Another high point of the program also features an artist with stage credentials: actress and performance artist Joan Jonas, whose ``Double Lunar Dogs'' takes off from a science-fiction theme. The setting (borrowed from a clever Robert A. Heinlein story) is a spaceship that's been traveling so long its inhabitants have forgotten whence they came or where they're going. On video, the meditation is more concise (if less imposing) than in its mixed-media stage version; the offbeat cast still includes David

Warrilow and Spalding Gray as well as Jonas herself.

The third hit of the Whitney show, in my eyes, is ``The Pressures of the Text,'' a very funny parody of ``art/critspeak'' and other pomposities. Aiming their barbs at such large targets as language and communication, artists Peter Rose and Jessie Lewis generate laughs as well as ideas with speech, hand signs, ``ideographic subtitles,'' and other devices not usually thought hilarious. The result should be required viewing in the murkier groves of academe.

All these works are weighty enough to suit a museum setting, yet carry enough entertainment value to deserve full exposure -- which they probably won't get -- on the home screen, too.
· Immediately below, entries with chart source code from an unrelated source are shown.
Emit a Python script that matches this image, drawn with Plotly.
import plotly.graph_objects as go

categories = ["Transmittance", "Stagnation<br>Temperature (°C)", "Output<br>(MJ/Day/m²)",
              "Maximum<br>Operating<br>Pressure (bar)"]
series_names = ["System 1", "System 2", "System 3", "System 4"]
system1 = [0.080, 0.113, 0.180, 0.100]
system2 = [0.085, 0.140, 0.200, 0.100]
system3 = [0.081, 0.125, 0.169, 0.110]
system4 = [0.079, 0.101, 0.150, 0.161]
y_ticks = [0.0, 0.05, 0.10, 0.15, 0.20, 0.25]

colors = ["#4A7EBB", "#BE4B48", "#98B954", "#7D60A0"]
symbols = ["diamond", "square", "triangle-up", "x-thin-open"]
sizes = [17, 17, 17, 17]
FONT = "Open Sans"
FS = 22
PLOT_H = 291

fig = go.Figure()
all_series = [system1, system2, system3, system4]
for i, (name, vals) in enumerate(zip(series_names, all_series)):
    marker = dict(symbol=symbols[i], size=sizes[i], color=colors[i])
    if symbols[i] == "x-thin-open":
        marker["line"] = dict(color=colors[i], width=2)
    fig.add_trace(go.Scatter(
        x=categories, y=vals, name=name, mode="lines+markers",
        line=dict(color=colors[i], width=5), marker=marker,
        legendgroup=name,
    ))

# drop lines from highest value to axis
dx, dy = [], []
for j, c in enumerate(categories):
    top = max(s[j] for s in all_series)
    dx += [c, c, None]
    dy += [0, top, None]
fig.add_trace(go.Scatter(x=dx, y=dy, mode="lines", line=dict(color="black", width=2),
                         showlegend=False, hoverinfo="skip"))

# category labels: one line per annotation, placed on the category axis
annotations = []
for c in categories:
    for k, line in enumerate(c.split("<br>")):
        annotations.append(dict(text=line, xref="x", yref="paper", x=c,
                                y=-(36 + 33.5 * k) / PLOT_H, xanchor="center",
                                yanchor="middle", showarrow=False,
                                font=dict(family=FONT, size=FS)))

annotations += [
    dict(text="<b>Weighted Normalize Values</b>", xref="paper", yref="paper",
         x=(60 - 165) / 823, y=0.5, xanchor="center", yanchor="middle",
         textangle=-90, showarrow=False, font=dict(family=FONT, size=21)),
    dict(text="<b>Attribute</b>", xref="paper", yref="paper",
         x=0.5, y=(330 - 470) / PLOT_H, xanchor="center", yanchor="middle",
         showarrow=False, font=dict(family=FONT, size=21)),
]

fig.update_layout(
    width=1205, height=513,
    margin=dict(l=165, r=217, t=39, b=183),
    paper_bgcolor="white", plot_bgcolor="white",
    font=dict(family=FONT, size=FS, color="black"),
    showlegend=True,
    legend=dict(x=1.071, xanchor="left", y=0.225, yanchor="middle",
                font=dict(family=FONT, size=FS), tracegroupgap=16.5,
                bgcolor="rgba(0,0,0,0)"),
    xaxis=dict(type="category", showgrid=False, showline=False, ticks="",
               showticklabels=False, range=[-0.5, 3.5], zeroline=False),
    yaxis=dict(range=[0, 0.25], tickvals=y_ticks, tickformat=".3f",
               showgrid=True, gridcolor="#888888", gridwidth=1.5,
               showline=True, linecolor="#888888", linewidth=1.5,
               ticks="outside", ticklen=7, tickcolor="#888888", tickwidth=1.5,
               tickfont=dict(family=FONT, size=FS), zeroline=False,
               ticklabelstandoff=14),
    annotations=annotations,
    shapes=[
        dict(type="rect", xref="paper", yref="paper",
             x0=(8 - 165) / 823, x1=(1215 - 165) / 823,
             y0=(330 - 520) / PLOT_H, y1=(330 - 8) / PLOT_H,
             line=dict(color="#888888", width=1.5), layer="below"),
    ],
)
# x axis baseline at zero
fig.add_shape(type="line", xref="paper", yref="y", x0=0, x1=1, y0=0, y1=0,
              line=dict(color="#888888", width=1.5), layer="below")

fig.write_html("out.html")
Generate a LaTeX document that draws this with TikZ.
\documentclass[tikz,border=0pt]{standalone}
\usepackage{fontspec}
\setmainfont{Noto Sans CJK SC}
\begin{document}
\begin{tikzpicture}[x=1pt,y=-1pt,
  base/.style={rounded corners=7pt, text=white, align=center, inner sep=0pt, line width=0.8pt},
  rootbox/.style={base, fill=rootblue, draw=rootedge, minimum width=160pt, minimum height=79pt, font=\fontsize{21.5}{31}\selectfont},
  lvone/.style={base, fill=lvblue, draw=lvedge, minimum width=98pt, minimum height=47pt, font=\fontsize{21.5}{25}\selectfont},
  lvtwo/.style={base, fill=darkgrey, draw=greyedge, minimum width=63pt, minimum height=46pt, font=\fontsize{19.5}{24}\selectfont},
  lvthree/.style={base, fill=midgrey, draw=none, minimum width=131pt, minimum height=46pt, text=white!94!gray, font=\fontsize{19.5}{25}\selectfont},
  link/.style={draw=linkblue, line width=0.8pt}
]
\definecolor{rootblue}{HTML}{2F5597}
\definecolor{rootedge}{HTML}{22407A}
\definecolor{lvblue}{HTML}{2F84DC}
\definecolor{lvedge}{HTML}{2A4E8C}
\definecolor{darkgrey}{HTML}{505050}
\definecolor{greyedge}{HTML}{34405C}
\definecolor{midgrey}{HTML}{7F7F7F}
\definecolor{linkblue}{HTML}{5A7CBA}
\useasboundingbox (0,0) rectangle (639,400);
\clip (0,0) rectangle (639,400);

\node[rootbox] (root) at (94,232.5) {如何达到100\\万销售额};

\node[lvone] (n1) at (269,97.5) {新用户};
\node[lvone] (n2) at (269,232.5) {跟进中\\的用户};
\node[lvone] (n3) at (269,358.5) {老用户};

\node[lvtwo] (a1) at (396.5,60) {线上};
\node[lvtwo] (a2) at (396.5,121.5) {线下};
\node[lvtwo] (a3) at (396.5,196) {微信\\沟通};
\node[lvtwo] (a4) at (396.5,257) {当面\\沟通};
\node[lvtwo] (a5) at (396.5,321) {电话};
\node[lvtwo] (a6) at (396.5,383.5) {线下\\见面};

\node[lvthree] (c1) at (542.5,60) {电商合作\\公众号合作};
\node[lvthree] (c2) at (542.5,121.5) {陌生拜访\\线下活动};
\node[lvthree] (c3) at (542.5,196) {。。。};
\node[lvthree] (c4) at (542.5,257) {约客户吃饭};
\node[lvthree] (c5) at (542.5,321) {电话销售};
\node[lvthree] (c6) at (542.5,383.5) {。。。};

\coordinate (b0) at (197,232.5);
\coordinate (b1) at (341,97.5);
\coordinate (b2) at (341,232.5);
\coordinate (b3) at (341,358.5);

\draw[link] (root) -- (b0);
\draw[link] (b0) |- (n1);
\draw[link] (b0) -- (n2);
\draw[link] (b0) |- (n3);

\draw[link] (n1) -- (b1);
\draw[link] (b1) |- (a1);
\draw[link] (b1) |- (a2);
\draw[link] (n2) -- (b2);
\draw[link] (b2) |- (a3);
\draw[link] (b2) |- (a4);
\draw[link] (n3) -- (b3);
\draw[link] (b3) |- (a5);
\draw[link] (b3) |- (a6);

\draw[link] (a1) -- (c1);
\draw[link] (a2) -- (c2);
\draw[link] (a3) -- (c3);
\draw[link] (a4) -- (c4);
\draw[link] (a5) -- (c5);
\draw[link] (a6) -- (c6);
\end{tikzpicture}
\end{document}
Other items that merit wide attention are ``Skin Matrix,'' a textural study by Ed Emshwiller; two culturally concerned ``Social Studies'' tapes by Lyn Blumenthal; ``The Double,'' by Ken Feingold, and ``Information Withheld,'' by Juan Downey, which probe the nature of their own imagery; the five-part ``Songs of the '8 0s,'' by Doug Hall; and ``Damnation of Faust: Evocation,'' by Dara Birnbaum, a rhythmic TV translation of her own multimedia sculpture on the theme of threatened innocence.

Other works, most of which made little lasting impression on me, include ``Parafango,'' by dance specialist Charles Atlas; ``Sabda,'' by Dan Reeves; the windy ``Why Do Things Get in a Muddle? (Come on Petunia),'' by Gary Hill; and ``The Commission,'' by Woody Vasulka, a heavily shot ``visit'' with Paganini and Berlioz.

All these pieces will be seen in American and overseas venues during the AFA tour. Ironically, though, the best video work in the Biennial show isn't traveling, since it's an ``installation'' and doesn't fit the ``single channel'' format that's readily viewed on a TV set. A stunning sculpture by Bill Viola called ``The Theater of Memory,'' it fills a room with its two large elements: an uprooted tree hung with lanterns, and a screen lit by dim, flickering images. At once heroic, nostalgic, and sad, it e vokes a sense of loss that's not maudlin or sentimental, but oddly uplifting in its visual grandeur and conceptual clarity. It's too bad that Viola's contribution to the touring show, a blend of music video and primal scream called ``Anthem,'' isn't so memorable.